Exactly reproduce the lines that run from the one containing "Generate a Python" through the one containing "from matplotlib.lines import Line2D", ends included, with no pictures.
* Begin Given information *
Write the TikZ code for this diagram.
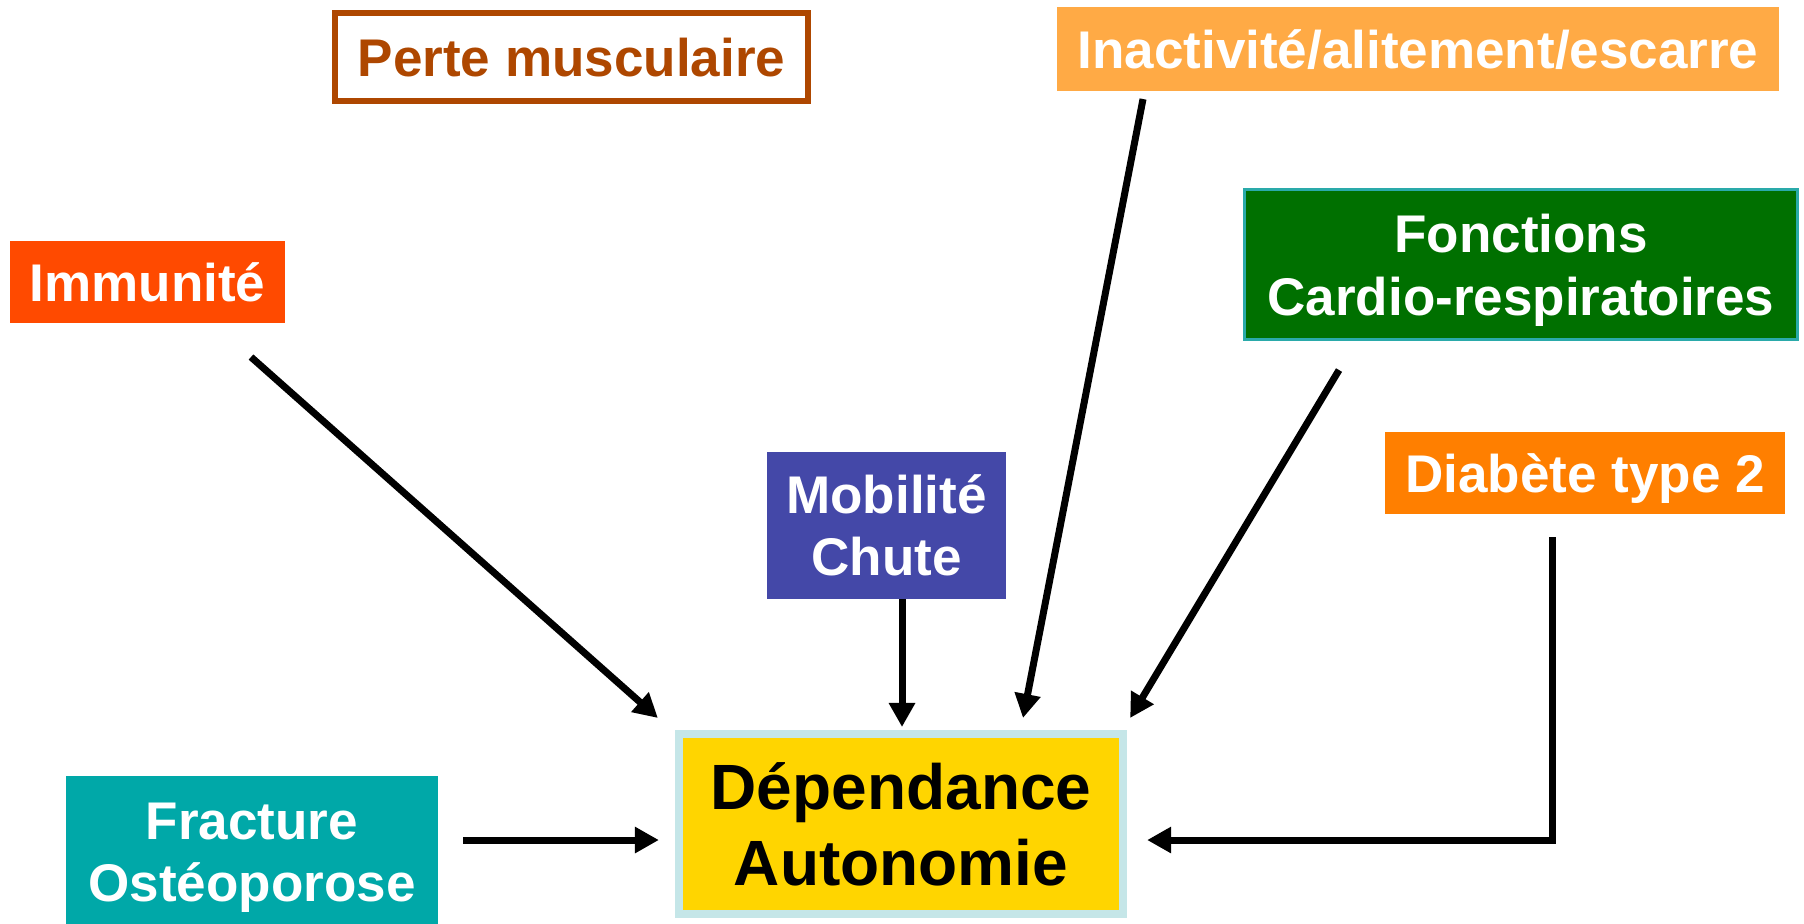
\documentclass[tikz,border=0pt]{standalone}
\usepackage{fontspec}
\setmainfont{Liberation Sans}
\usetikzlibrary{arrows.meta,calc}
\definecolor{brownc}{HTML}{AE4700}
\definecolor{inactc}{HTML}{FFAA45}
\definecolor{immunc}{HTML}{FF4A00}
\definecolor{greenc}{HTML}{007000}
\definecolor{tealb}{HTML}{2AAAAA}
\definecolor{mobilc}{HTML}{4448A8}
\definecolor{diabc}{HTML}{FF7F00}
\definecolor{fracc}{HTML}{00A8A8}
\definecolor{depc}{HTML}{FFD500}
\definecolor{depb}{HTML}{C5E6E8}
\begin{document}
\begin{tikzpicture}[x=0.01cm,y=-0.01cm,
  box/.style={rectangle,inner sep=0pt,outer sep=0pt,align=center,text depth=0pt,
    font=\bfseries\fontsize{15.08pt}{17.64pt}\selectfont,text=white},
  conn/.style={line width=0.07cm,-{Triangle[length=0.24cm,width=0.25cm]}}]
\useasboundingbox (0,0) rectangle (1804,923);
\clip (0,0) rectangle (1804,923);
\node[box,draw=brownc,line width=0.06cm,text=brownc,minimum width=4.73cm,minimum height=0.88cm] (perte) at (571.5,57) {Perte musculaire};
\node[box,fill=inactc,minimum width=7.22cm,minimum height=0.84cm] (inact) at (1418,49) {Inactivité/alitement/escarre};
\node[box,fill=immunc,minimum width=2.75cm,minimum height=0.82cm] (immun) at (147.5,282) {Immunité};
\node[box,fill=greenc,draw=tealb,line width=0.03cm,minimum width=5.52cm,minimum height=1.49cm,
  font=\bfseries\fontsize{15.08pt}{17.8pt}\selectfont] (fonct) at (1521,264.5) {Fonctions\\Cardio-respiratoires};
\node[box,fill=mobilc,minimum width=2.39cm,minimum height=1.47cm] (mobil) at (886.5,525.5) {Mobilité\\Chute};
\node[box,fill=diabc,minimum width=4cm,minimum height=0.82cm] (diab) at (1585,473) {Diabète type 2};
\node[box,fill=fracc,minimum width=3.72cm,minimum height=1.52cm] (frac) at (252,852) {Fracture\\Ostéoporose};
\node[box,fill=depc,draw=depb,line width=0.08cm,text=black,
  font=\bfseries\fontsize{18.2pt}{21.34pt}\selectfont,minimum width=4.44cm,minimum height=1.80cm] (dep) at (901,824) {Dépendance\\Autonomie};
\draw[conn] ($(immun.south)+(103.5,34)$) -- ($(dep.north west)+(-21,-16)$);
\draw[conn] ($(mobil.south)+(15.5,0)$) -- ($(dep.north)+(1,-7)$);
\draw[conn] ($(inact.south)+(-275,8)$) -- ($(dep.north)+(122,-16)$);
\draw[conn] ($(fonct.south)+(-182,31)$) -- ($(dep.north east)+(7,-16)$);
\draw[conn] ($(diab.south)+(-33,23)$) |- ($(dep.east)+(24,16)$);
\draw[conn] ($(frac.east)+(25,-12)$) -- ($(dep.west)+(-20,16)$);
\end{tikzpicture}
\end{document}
* End Given information *
* Begin Given information *
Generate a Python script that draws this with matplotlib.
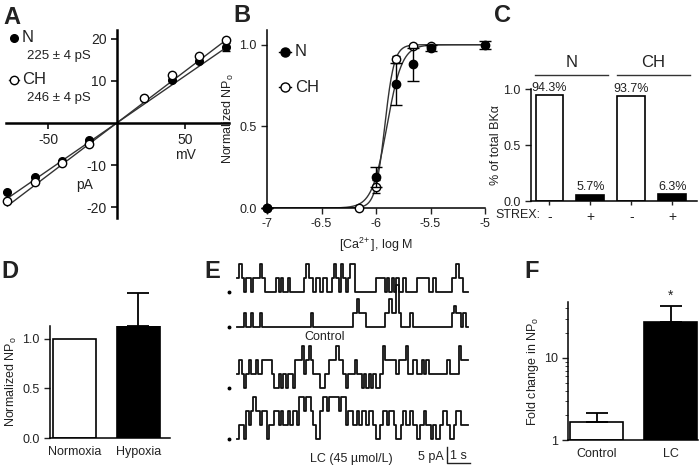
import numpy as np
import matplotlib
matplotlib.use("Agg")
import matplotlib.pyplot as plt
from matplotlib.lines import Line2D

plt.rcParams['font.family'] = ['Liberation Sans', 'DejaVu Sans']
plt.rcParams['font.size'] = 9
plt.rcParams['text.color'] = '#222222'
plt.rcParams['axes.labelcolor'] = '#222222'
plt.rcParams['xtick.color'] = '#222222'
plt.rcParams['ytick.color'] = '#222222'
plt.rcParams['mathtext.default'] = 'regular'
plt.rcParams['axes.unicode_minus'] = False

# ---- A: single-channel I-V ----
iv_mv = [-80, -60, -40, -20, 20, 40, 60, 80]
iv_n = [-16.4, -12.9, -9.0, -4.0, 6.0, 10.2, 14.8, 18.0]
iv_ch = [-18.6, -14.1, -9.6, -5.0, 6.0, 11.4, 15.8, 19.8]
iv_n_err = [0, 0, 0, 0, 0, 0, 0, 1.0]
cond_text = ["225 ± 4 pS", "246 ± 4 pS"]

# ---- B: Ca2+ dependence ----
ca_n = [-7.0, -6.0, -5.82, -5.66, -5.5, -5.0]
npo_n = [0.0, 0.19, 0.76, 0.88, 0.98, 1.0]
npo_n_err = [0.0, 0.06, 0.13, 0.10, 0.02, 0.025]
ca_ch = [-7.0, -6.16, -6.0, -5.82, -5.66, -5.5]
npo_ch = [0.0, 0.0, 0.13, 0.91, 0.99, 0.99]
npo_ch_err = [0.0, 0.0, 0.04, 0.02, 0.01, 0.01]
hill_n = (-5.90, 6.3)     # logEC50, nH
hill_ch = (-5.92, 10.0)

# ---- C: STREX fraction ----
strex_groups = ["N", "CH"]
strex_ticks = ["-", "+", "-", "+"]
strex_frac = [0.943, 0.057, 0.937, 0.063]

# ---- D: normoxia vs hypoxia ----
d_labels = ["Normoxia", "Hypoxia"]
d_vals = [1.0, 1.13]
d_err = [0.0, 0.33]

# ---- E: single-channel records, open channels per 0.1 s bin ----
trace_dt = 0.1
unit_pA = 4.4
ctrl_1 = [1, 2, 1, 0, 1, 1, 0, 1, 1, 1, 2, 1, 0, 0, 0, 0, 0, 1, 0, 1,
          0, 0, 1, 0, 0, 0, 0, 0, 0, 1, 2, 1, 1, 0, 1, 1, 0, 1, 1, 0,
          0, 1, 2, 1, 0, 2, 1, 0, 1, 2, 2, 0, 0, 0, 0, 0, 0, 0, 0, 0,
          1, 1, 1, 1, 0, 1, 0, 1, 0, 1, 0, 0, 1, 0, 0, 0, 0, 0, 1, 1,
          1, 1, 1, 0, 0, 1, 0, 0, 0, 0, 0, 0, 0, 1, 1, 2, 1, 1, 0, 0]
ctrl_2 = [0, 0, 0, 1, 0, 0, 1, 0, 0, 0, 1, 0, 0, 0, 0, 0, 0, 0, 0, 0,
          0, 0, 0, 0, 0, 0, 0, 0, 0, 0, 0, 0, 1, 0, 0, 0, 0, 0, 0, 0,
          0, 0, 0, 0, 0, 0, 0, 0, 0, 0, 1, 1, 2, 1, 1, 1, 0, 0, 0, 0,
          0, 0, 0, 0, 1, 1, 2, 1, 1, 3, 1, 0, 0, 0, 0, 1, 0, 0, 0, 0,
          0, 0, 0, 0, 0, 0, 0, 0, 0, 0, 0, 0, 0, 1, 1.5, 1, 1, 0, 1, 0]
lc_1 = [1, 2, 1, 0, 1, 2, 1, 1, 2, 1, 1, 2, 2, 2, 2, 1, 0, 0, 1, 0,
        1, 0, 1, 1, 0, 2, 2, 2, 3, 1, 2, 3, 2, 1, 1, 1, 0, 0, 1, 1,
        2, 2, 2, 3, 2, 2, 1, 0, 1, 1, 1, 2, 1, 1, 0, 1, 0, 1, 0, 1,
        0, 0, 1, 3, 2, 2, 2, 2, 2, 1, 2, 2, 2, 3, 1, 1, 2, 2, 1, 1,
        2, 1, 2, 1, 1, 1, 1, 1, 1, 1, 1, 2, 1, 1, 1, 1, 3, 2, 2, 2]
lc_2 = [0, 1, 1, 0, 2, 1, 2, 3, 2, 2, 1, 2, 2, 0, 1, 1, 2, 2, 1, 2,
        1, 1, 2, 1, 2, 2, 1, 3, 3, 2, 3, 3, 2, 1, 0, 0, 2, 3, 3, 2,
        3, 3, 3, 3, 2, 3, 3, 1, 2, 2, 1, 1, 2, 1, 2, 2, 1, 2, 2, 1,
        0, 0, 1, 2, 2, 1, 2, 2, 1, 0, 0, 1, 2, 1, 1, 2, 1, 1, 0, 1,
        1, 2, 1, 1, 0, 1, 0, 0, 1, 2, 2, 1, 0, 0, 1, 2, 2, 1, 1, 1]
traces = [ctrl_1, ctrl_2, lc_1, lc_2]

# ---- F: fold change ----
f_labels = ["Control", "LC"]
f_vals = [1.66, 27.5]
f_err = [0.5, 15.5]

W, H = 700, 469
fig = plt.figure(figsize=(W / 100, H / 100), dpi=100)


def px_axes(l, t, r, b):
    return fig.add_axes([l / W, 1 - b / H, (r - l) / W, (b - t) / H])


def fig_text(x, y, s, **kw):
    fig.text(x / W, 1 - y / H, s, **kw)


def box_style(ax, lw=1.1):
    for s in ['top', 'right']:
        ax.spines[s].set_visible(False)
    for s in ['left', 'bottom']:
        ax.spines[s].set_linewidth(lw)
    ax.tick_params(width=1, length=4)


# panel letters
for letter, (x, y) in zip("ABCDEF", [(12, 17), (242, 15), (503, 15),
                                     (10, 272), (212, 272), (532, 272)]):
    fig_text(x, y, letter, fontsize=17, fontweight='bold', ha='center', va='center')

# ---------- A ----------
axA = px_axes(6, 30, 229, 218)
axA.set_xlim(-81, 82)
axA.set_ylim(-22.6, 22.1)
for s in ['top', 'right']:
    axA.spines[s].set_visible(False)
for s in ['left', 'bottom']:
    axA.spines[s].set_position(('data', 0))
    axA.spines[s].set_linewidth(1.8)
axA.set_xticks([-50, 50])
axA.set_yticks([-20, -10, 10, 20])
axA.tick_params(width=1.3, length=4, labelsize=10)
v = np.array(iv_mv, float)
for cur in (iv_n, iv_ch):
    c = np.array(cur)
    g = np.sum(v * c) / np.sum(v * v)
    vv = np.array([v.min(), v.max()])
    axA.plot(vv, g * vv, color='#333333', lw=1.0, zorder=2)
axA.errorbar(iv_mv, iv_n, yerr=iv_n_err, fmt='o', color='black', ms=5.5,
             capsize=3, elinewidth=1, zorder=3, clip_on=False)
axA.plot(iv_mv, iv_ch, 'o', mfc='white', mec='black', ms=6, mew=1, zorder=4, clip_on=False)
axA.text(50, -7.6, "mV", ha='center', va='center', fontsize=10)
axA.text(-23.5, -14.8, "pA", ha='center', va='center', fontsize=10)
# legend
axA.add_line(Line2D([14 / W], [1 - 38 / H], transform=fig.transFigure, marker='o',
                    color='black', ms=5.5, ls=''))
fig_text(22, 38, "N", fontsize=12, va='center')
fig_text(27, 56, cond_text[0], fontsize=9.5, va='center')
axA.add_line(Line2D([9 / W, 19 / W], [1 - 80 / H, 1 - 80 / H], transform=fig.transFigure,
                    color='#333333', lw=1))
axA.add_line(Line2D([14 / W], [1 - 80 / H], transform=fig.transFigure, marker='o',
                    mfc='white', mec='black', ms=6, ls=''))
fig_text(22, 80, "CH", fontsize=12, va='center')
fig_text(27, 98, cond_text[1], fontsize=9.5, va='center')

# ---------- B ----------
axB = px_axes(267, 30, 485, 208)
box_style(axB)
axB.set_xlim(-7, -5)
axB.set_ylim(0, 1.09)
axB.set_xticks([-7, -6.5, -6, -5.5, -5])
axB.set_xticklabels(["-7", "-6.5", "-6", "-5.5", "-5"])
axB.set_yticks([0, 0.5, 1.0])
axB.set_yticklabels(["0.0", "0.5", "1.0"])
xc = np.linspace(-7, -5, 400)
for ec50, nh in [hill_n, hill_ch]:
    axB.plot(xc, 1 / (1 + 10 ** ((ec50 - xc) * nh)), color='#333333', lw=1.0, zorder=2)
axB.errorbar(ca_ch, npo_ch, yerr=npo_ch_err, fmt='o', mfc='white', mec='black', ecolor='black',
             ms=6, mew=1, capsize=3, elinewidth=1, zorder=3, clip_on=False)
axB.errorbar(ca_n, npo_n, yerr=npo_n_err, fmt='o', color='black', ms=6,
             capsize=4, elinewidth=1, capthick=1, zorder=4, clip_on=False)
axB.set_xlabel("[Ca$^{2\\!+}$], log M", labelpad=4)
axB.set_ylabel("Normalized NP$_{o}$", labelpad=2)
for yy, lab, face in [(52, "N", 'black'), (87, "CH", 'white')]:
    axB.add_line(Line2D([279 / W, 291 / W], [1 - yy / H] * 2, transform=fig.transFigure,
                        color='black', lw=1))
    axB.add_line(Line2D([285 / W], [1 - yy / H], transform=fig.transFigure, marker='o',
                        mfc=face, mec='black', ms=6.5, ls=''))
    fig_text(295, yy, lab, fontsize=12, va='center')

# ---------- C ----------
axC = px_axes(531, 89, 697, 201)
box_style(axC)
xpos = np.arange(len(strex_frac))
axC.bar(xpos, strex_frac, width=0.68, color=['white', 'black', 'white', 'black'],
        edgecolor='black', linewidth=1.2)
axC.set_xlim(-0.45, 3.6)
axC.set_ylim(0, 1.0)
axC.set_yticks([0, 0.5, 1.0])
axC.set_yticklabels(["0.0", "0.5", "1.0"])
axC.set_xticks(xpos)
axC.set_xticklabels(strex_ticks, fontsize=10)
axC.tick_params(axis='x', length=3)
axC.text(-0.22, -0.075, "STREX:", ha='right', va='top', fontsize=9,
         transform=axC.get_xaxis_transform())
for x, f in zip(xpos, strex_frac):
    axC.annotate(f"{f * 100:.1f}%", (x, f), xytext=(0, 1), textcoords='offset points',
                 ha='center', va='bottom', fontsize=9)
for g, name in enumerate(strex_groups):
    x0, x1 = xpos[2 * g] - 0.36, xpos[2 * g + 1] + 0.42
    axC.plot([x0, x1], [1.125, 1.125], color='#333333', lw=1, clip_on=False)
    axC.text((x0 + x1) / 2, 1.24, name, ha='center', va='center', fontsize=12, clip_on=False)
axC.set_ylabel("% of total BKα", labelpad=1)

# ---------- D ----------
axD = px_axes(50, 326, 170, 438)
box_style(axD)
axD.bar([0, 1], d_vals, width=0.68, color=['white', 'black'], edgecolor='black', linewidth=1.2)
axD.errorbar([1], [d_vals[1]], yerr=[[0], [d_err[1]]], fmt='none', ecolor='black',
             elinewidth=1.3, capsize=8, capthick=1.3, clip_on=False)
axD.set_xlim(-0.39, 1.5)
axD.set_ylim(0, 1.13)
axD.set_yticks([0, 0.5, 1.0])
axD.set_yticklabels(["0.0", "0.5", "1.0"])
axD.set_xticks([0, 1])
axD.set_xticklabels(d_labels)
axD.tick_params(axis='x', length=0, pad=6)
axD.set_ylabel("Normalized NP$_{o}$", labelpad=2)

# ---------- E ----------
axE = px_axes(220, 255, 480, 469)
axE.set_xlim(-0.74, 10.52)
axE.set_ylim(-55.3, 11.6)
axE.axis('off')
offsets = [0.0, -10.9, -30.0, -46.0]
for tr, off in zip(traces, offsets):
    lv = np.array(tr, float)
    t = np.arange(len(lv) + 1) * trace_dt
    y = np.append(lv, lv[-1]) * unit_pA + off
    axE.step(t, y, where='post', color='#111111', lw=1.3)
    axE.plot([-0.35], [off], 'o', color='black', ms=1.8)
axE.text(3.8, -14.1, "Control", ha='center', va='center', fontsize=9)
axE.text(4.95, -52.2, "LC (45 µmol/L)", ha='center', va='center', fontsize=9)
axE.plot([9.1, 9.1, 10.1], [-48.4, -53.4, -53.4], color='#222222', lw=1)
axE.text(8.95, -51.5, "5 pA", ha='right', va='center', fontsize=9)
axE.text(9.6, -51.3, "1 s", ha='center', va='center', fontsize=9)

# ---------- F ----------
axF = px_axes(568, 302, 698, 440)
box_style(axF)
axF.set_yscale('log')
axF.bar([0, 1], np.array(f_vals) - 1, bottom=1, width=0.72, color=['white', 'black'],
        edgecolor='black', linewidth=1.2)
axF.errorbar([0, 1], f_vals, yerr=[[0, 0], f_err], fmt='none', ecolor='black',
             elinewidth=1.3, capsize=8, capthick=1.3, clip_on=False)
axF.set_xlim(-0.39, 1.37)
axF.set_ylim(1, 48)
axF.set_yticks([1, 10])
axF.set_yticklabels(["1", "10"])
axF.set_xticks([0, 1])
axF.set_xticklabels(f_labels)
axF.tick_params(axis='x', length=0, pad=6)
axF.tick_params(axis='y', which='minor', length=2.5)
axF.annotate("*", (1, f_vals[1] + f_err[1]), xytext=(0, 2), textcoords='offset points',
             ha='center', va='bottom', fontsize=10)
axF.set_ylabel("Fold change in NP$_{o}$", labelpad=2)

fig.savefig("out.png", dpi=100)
* End Given information *
Expected answer
Generate a Python script that draws this with matplotlib.
import numpy as np
import matplotlib
matplotlib.use("Agg")
import matplotlib.pyplot as plt
from matplotlib.lines import Line2D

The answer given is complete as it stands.